◆ **Task objective**
Transcribe the material verbatim in full; the pictures do not belong in the copy.
— BEGIN Supplied information —
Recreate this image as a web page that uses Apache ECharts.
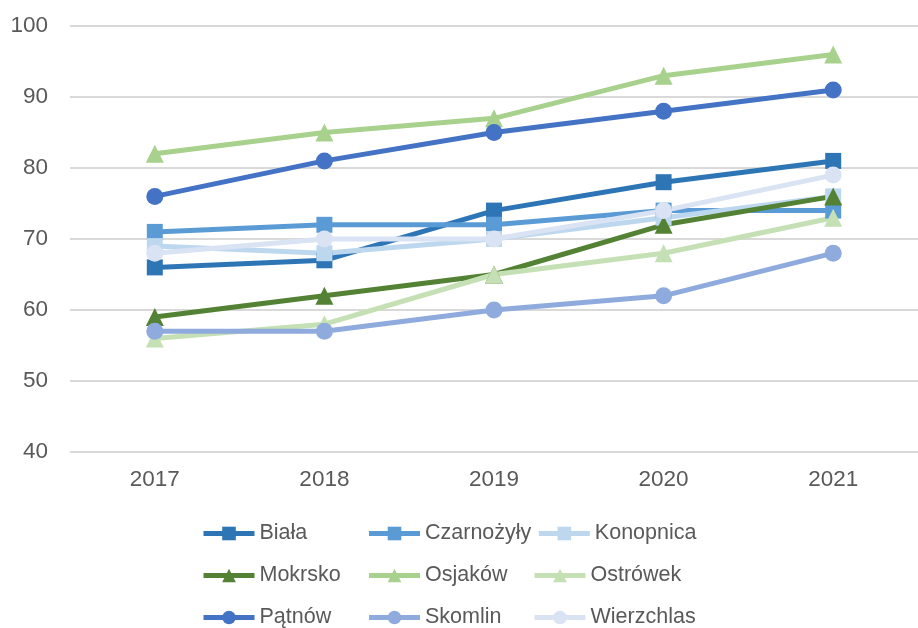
<!DOCTYPE html>
<html>
<head>
<meta charset="utf-8">
<script src="https://cdn.jsdelivr.net/npm/echarts@6/dist/echarts.min.js"></script>
<style>
  html, body { margin: 0; padding: 0; background: #fff; }
  #chart { width: 918px; height: 628px; }
</style>
</head>
<body>
<div id="chart"></div>
<script>
const years = ['2017', '2018', '2019', '2020', '2021'];

const biala = [66, 67, 74, 78, 81];
const czarnozyly = [71, 72, 72, 74, 74];
const konopnica = [69, 68, 70, 73, 76];
const mokrsko = [59, 62, 65, 72, 76];
const osjakow = [82, 85, 87, 93, 96];
const ostrowek = [56, 58, 65, 68, 73];
const patnow = [76, 81, 85, 88, 91];
const skomlin = [57, 57, 60, 62, 68];
const wierzchlas = [68, 70, 70, 74, 79];

const seriesDefs = [
    { name: 'Biała', data: biala, color: '#2E75B6', symbol: 'rect' },
    { name: 'Czarnożyły', data: czarnozyly, color: '#5B9BD5', symbol: 'rect' },
    { name: 'Konopnica', data: konopnica, color: '#BDD7EE', symbol: 'rect' },
    { name: 'Mokrsko', data: mokrsko, color: '#548235', symbol: 'triangle' },
    { name: 'Osjaków', data: osjakow, color: '#A9D18E', symbol: 'triangle' },
    { name: 'Ostrówek', data: ostrowek, color: '#C5E0B4', symbol: 'triangle' },
    { name: 'Pątnów', data: patnow, color: '#4472C4', symbol: 'circle' },
    { name: 'Skomlin', data: skomlin, color: '#8FAADC', symbol: 'circle' },
    { name: 'Wierzchlas', data: wierzchlas, color: '#DAE3F3', symbol: 'circle' }
];

const font = 'Liberation Sans, Arial, sans-serif';

const chart = echarts.init(document.getElementById('chart'));
chart.setOption({
    animation: false,
    backgroundColor: '#fff',
    grid: { left: 70, right: -10, top: 26, bottom: 176, containLabel: false },
    legend: {
        orient: 'horizontal',
        left: 201,
        top: 515,
        width: 505,
        itemWidth: 51,
        itemHeight: 17,
        itemGap: 5,
        padding: 0,
        lineStyle: { width: 5 },
        data: seriesDefs.map(s => s.name),
        textStyle: {
            fontFamily: font, fontSize: 21.5, color: '#595959',
            width: 102, lineHeight: 37, overflow: 'none'
        }
    },
    xAxis: {
        type: 'category',
        data: years,
        boundaryGap: true,
        axisLine: { show: false },
        axisTick: { show: false },
        axisLabel: { fontFamily: font, fontSize: 22.5, color: '#595959', margin: 16 }
    },
    yAxis: {
        type: 'value',
        min: 40,
        max: 100,
        interval: 10,
        axisLine: { show: false },
        axisTick: { show: false },
        axisLabel: { fontFamily: font, fontSize: 22.5, color: '#595959', margin: 22 },
        splitLine: { lineStyle: { color: '#D9D9D9', width: 2 } }
    },
    series: seriesDefs.map(s => ({
        name: s.name,
        type: 'line',
        data: s.data,
        symbol: s.symbol,
        symbolSize: s.symbol === 'rect' ? 16 : (s.symbol === 'triangle' ? 18 : 17),
        showAllSymbol: true,
        color: s.color,
        lineStyle: { width: 5, color: s.color },
        itemStyle: { color: s.color, borderWidth: 0 },
        emphasis: { disabled: true }
    }))
});
</script>
</body>
</html>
— END Supplied information —
◆ **Expected answer**
Recreate this image as a web page that uses Apache ECharts.
<!DOCTYPE html>
<html>
<head>
<meta charset="utf-8">
<script src="https://cdn.jsdelivr.net/npm/echarts@6/dist/echarts.min.js"></script>
<style>
  html, body { margin: 0; padding: 0; background: #fff; }
  #chart { width: 918px; height: 628px; }
</style>
</head>
<body>
<div id="chart"></div>
<script>
const years = ['2017', '2018', '2019', '2020', '2021'];

const biala = [66, 67, 74, 78, 81];
const czarnozyly = [71, 72, 72, 74, 74];
const konopnica = [69, 68, 70, 73, 76];
const mokrsko = [59, 62, 65, 72, 76];
const osjakow = [82, 85, 87, 93, 96];
const ostrowek = [56, 58, 65, 68, 73];
const patnow = [76, 81, 85, 88, 91];
const skomlin = [57, 57, 60, 62, 68];
const wierzchlas = [68, 70, 70, 74, 79];

const seriesDefs = [
    { name: 'Biała', data: biala, color: '#2E75B6', symbol: 'rect' },
    { name: 'Czarnożyły', data: czarnozyly, color: '#5B9BD5', symbol: 'rect' },
    { name: 'Konopnica', data: konopnica, color: '#BDD7EE', symbol: 'rect' },
    { name: 'Mokrsko', data: mokrsko, color: '#548235', symbol: 'triangle' },
    { name: 'Osjaków', data: osjakow, color: '#A9D18E', symbol: 'triangle' },
    { name: 'Ostrówek', data: ostrowek, color: '#C5E0B4', symbol: 'triangle' },
    { name: 'Pątnów', data: patnow, color: '#4472C4', symbol: 'circle' },
    { name: 'Skomlin', data: skomlin, color: '#8FAADC', symbol: 'circle' },
    { name: 'Wierzchlas', data: wierzchlas, color: '#DAE3F3', symbol: 'circle' }
];

const font = 'Liberation Sans, Arial, sans-serif';

const chart = echarts.init(document.getElementById('chart'));
chart.setOption({
    animation: false,
    backgroundColor: '#fff',
    grid: { left: 70, right: -10, top: 26, bottom: 176, containLabel: false },
    legend: {
        orient: 'horizontal',
        left: 201,
        top: 515,
        width: 505,
        itemWidth: 51,
        itemHeight: 17,
        itemGap: 5,
        padding: 0,
        lineStyle: { width: 5 },
        data: seriesDefs.map(s => s.name),
        textStyle: {
            fontFamily: font, fontSize: 21.5, color: '#595959',
            width: 102, lineHeight: 37, overflow: 'none'
        }
    },
    xAxis: {
        type: 'category',
        data: years,
        boundaryGap: true,
        axisLine: { show: false },
        axisTick: { show: false },
        axisLabel: { fontFamily: font, fontSize: 22.5, color: '#595959', margin: 16 }
    },
    yAxis: {
        type: 'value',
        min: 40,
        max: 100,
        interval: 10,
        axisLine: { show: false },
        axisTick: { show: false },
        axisLabel: { fontFamily: font, fontSize: 22.5, color: '#595959', margin: 22 },
        splitLine: { lineStyle: { color: '#D9D9D9', width: 2 } }
    },
    series: seriesDefs.map(s => ({
        name: s.name,
        type: 'line',
        data: s.data,
        symbol: s.symbol,
        symbolSize: s.symbol === 'rect' ? 16 : (s.symbol === 'triangle' ? 18 : 17),
        showAllSymbol: true,
        color: s.color,
        lineStyle: { width: 5, color: s.color },
        itemStyle: { color: s.color, borderWidth: 0 },
        emphasis: { disabled: true }
    }))
});
</script>
</body>
</html>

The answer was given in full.